The NCBFAA, which represents non-vessel-operating common carriers, freight forwarders and customs brokers, has had some drawn-out battles with ocean carriers.
Freight intermediaries continually oppose carrier immunity from antitrust laws that allows shipping lines in the same trade lane to discuss freight rates.
“We don’t see why carriers should have antitrust immunity. It’s a pet issue of ours,” Greenberg said.
The NCBFAA also filed comments with the Federal Maritime Commission in opposition to a request last December by the Transpacific Stabilization Agreement that could have led to capacity management in the eastbound Pacific. The TSA asked that its members be allowed to discuss whether they should seek to stabilize freight rates as imports from Asia dropped by engaging in a unified effort to reduce vessel capacity.
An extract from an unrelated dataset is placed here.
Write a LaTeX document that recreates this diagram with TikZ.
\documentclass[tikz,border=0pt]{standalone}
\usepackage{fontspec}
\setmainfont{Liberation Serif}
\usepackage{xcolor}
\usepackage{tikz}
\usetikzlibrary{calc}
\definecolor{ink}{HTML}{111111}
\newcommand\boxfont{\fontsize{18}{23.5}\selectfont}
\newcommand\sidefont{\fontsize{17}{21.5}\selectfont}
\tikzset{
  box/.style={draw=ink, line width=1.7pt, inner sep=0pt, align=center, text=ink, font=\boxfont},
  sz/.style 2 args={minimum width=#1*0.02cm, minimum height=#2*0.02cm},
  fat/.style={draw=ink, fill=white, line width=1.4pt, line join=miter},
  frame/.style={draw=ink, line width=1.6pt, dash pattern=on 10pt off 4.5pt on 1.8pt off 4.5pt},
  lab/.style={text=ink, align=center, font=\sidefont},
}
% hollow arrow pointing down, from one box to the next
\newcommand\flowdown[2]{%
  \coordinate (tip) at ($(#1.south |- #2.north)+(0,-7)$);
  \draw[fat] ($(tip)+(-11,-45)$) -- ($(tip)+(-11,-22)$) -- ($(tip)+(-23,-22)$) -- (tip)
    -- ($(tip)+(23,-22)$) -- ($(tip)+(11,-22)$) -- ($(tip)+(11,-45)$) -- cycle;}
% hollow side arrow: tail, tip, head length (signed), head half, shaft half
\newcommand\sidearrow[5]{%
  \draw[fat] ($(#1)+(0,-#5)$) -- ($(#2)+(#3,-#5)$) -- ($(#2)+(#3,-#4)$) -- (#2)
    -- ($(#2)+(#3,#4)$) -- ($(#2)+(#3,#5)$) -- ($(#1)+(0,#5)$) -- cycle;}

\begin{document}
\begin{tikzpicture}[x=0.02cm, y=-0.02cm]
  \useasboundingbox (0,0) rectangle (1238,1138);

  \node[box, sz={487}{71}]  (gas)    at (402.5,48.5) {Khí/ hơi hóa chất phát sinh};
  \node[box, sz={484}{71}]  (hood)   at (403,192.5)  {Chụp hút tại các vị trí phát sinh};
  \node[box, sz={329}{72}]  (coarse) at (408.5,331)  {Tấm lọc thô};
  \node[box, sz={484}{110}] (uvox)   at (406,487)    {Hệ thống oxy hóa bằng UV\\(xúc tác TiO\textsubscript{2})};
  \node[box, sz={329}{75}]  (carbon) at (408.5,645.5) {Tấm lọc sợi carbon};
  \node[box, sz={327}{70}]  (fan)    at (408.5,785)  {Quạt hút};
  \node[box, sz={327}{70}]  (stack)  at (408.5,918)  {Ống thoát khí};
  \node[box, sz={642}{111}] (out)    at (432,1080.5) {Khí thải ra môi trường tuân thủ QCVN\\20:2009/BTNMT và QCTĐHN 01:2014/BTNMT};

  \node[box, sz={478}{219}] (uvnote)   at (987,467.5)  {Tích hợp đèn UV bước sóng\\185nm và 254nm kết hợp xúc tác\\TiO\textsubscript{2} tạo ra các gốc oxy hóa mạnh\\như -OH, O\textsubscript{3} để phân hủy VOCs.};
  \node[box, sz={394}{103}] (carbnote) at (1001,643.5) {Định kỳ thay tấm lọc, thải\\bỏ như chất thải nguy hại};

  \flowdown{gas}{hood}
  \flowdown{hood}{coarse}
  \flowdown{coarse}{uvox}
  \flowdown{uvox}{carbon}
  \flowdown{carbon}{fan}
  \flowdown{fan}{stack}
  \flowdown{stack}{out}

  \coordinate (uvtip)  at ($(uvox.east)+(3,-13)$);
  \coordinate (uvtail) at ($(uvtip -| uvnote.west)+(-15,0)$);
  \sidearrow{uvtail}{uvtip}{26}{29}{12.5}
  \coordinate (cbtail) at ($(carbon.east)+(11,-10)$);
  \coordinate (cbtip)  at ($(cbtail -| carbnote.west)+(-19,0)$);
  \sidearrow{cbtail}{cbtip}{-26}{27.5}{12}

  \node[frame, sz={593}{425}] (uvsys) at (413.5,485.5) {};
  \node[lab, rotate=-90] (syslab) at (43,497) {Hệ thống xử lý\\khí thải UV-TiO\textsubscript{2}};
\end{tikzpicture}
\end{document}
The comments of the NCBFAA and shipper organizations worked; the FMC requested so much information from the TSA that the carriers withdrew the proposal in February.
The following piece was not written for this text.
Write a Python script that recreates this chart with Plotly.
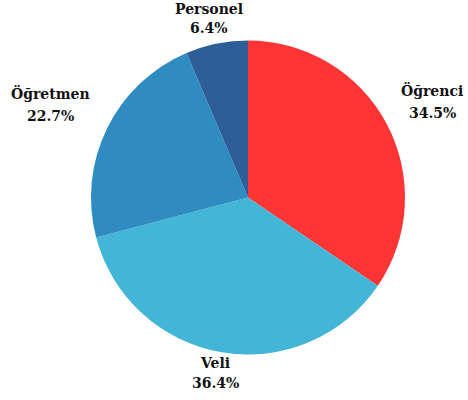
import plotly.graph_objects as go

labels = ["Öğrenci", "Veli", "Öğretmen", "Personel"]
values = [34.5, 36.4, 22.7, 6.4]
colors = ["#FF3434", "#43B6D7", "#2E8CC0", "#2D5E99"]

W, H = 468, 400
# label placement in pixels from top-left (layout only)
label_px = [432, 215, 50, 209]
name_py = [90, 363, 93, 9]
value_py = [113, 383, 116, 28]

fig = go.Figure(go.Pie(
    labels=labels,
    values=values,
    sort=False,
    direction="clockwise",
    rotation=0,
    marker=dict(colors=colors, line=dict(width=0)),
    textinfo="none",
    automargin=False,
    showlegend=False,
    hoverinfo="label+value",
    domain=dict(x=[0.1944, 0.8654], y=[0.11375, 0.89875]),
))

for lab, val, px, py1, py2 in zip(labels, values, label_px, name_py, value_py):
    for txt, py in ((lab, py1), (f"{val:.1f}%", py2)):
        fig.add_annotation(
            x=px / W, y=1 - py / H, xref="paper", yref="paper",
            xanchor="center", yanchor="middle",
            text=f"<b>{txt}</b>",
            showarrow=False, align="center",
            font=dict(family="DejaVu Serif", size=14, color="#111111"),
        )

fig.update_layout(
    width=W, height=H,
    margin=dict(l=0, r=0, t=0, b=0),
    paper_bgcolor="white", plot_bgcolor="white",
)

fig.write_html(
    "out.html",
    config={"displayModeBar": False},
    post_script="document.body.style.margin='0';",
)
Although the freight intermediaries opposed carriers on those issues, the NCBFAA sought the support of lines and shippers in asking the FMC to end the requirement that NVOCCs file their tariffs, something ocean carriers no longer have to do.
Despite its occasional differences with shipping lines, the NCBFAA maintains a working group with carriers to address ongoing issues.
The NCBFAA’s carrier practices committee, for example, continues to discuss ways to prevent shipping lines and terminal operators from levying equipment detention and demurrage charges for the late return of containers and chassis when the customer is not at fault.
Intermediaries, truckers, ocean carriers, shippers and the FMC united this year to oppose a plan by the Port of Los Angeles requiring harbor drayage companies to hire employee drivers as part of the port’s clean-trucks program.
Private-sector interests filed amicus briefs in litigation involving the program, and the FMC went a step further by filing its own lawsuit in federal district court in Washington.
Although the court denied the FMC’s bid for an injunction, the agency “has been extremely helpful” in the clean-trucks case, Greenberg said.
All companies engaged in international commerce also should work together this summer and fall as the United Nations prepares to replace the 1936 Carriage of Goods at Sea Act with new carrier liability laws that will be voted on in September and could take effect a year later.
The new protocol would double a carrier’s liability, which has stood at $500 per package for the past 70 years. The new international rules also would allow parties to opt out of this provision through mutually agreed language in the contract.
Coalition-building and legislative vigilance will be especially helpful as the Obama administration fills regulatory agency positions and attempts to put its stamp on how the U.S. transportation industry works, said Jon Kent, the NCBFAA’s legislative counsel.
“It is clear we are moving into very tricky, troubled waters,” he said.
The FMC is making important decisions even though it does not have a full complement of commissioners, Kent said, so it is important for transportation interests to build coalitions in Congress to help look after their needs. (The agency has been functioning with two vacancies since last June.)
Greenberg acknowledged the Obama administration reached out to the industry early on for input on transportation issues. The NCBFAA met with Obama’s transition team on issues even before he took office. “I had not seen that before in other incoming administrations,” he said.